Caleb Buxton edited this page Jul 3, 2026 · 1 revision

Research — Issue #57: Stop Duckling.parse from Blocking the Async Reactor

Breadth-first summary of the terrain mapped for #57: Duckling.parse is a synchronous Rust FFI call that holds Ruby's GVL for its full duration, which stalls sibling Fibers inside an Async::Reactor (e.g. Falcon), as proven empirically by test/falcon_fiber_blocking_test.rb. Five topics were researched in parallel to determine what a fix needs to do, whether it's safe, and whether the surrounding test/CI tooling is ready for it. The concrete implementation plan synthesized from this research lives in issue #64, not on the wiki.

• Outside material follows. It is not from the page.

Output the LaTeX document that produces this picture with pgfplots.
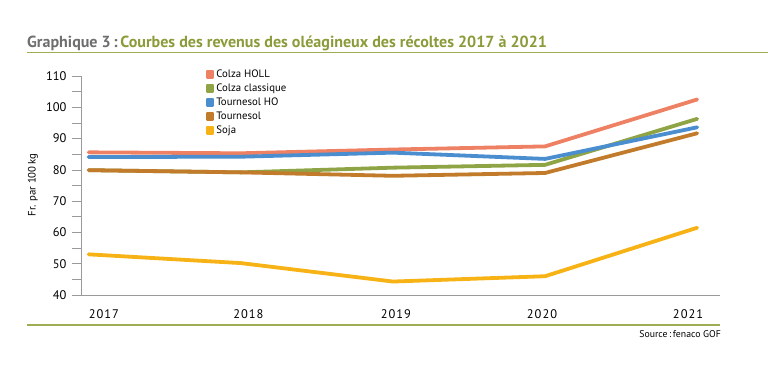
\documentclass[border=0pt]{standalone}
\usepackage{fontspec}
\setmainfont{PT Sans}
\usepackage{pgfplots}
\pgfplotsset{compat=1.18}
\definecolor{cHOLL}{HTML}{EE8064}
\definecolor{cClassique}{HTML}{8FA445}
\definecolor{cHO}{HTML}{4B8ED0}
\definecolor{cTournesol}{HTML}{C27B2B}
\definecolor{cSoja}{HTML}{F7B216}
\definecolor{titlegreen}{HTML}{8A9C3A}
\definecolor{rulegreen}{HTML}{9DAD52}
\definecolor{titlegrey}{HTML}{6E6E6E}
\definecolor{axisgrey}{HTML}{9A9A9A}
\begin{document}
\begin{tikzpicture}[x=1bp,y=1bp]
\useasboundingbox (0,0) rectangle (768,373);
% title
\node[anchor=base west, inner sep=0pt] at (27,326) {\fontsize{16.1}{19}\selectfont\bfseries\color{titlegrey}Graphique 3\,:\,\color{titlegreen}Courbes des revenus des oléagineux des récoltes 2017 à 2021};
\draw[rulegreen, line width=1.8bp] (27,320.5) -- (768,320.5);
\draw[rulegreen, line width=1.8bp] (27,48) -- (720,48);
\node[anchor=base east, inner sep=0pt] at (721,36) {\fontsize{9.8}{12}\selectfont Source\,:\,fenaco GOF};
\node[rotate=90, inner sep=0pt] at (33,188) {\fontsize{10.8}{13}\selectfont Fr. par 100\,kg};
\begin{axis}[
  scale only axis,
  width=639bp, height=219bp,
  at={(81bp,78bp)}, anchor=south west,
  xmin=-0.05, xmax=4.15,
  ymin=40, ymax=110,
  axis x line=bottom, axis y line=left,
  axis line style={-, axisgrey, line width=0.6bp},
  xtick={0.1,1.05,2.02,2.98,3.94},
  xticklabels={2017,2018,2019,2020,2021},
  x tick style={draw=none},
  ytick={40,50,...,110},
  minor ytick={45,55,...,105},
  y tick style={axisgrey, line width=0.6bp},
  tick align=outside,
  major tick length=9bp, minor tick length=9bp,
  yticklabel style={font=\fontsize{12.5}{14}\selectfont, xshift=-2bp},
  xticklabel style={font=\fontsize{12.5}{14}\selectfont\addfontfeature{LetterSpace=8}, yshift=-2bp},
  /pgf/number format/assume math mode=true,
  clip=false,
  legend style={at={(0.19,1.05)}, anchor=north west, draw=none, fill=none,
    font=\fontsize{10.8}{12}\selectfont, row sep=0pt,
    nodes={text height=8bp, text depth=2bp, inner sep=2bp}},
  legend cell align=left,
  legend image code/.code={\fill (0bp,-2.5bp) rectangle (5bp,2.5bp);},
  every axis plot/.append style={line width=3.8bp, line cap=round, line join=round, mark=none},
]
\addplot[color=cHOLL] coordinates {(0,85.6) (1,85.3) (2,86.5) (3,87.5) (4,102.5)};
\addlegendentry{Colza HOLL}
\addplot[color=cClassique] coordinates {(0,79.9) (1,79.2) (2,80.7) (3,81.6) (4,96.3)};
\addlegendentry{Colza classique}
\addplot[color=cHO] coordinates {(0,84.1) (1,84.2) (2,85.5) (3,83.5) (4,93.6)};
\addlegendentry{Tournesol HO}
\addplot[color=cTournesol] coordinates {(0,79.9) (1,79.2) (2,78.1) (3,79.0) (4,91.7)};
\addlegendentry{Tournesol}
\addplot[color=cSoja] coordinates {(0,53.0) (1,50.2) (2,44.3) (3,46.0) (4,61.5)};
\addlegendentry{Soja}
\end{axis}
\end{tikzpicture}
\end{document}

The single most load-bearing finding across all five topics: releasing the GVL alone is not sufficient. Fiber-Scheduler Mechanism Spike empirically proved that a fix needs both a raw GVL release and a genuine background Thread spawn, because this gem's Ruby floor (>= 3.2.0, CI pins 3.3.6) predates the VM feature (Fiber::Scheduler#blocking_operation_wait, Ruby 3.4+) that would otherwise make a bare GVL release sufficient.

Table of contents

Document Summary
Releasing the GVL Around duckling::parse with Magnus + rb-sys How to release Ruby's GVL with this gem's pinned Magnus 0.8.2 + rb-sys 0.9.128 — Magnus has no safe wrapper, so the fix drops to the raw rb_thread_call_without_gvl FFI binding.
Duckling Crate Thread-Safety Confirms the wrapped duckling 0.4.0 crate has no unsynchronized global state and is safe to call concurrently — but its own panic-catching is release-profile-only.
Fiber-Scheduler Mechanism Spike Empirically prototyped and measured which mechanism actually stops the reactor from stalling — GVL release alone fails even on Ruby 3.4.5; GVL release + a spawned Thread passes 11/11 runs.
Concurrency Alternatives Comparison Compares thread-per-call vs. a persistent worker-pool vs. process isolation for dispatching the call off the calling Fiber's thread, and recommends thread-per-call.
Test-and-CI Mechanics for falcon_fiber_blocking_test.rb Confirms the existing hill-first test and its new async ~> 2.41 dev-dependency are already fully compatible with CI and the Claude Code Web JIT-dependency-install path — nothing needs to change there.

Reading order

  1. Duckling Crate Thread-Safety — establishes the precondition (is this even safe?) before the mechanism topics.
  2. Releasing the GVL Around duckling::parse with Magnus + rb-sys — the Rust/Magnus "how."
  3. Fiber-Scheduler Mechanism Spike — the empirical "does it actually work" check, and why the naive answer is wrong.
  4. Concurrency Alternatives Comparison — given the spike's finding, how to dispatch onto a background thread.
  5. Test-and-CI Mechanics for falcon_fiber_blocking_test.rb — independent of the above; confirms tooling readiness.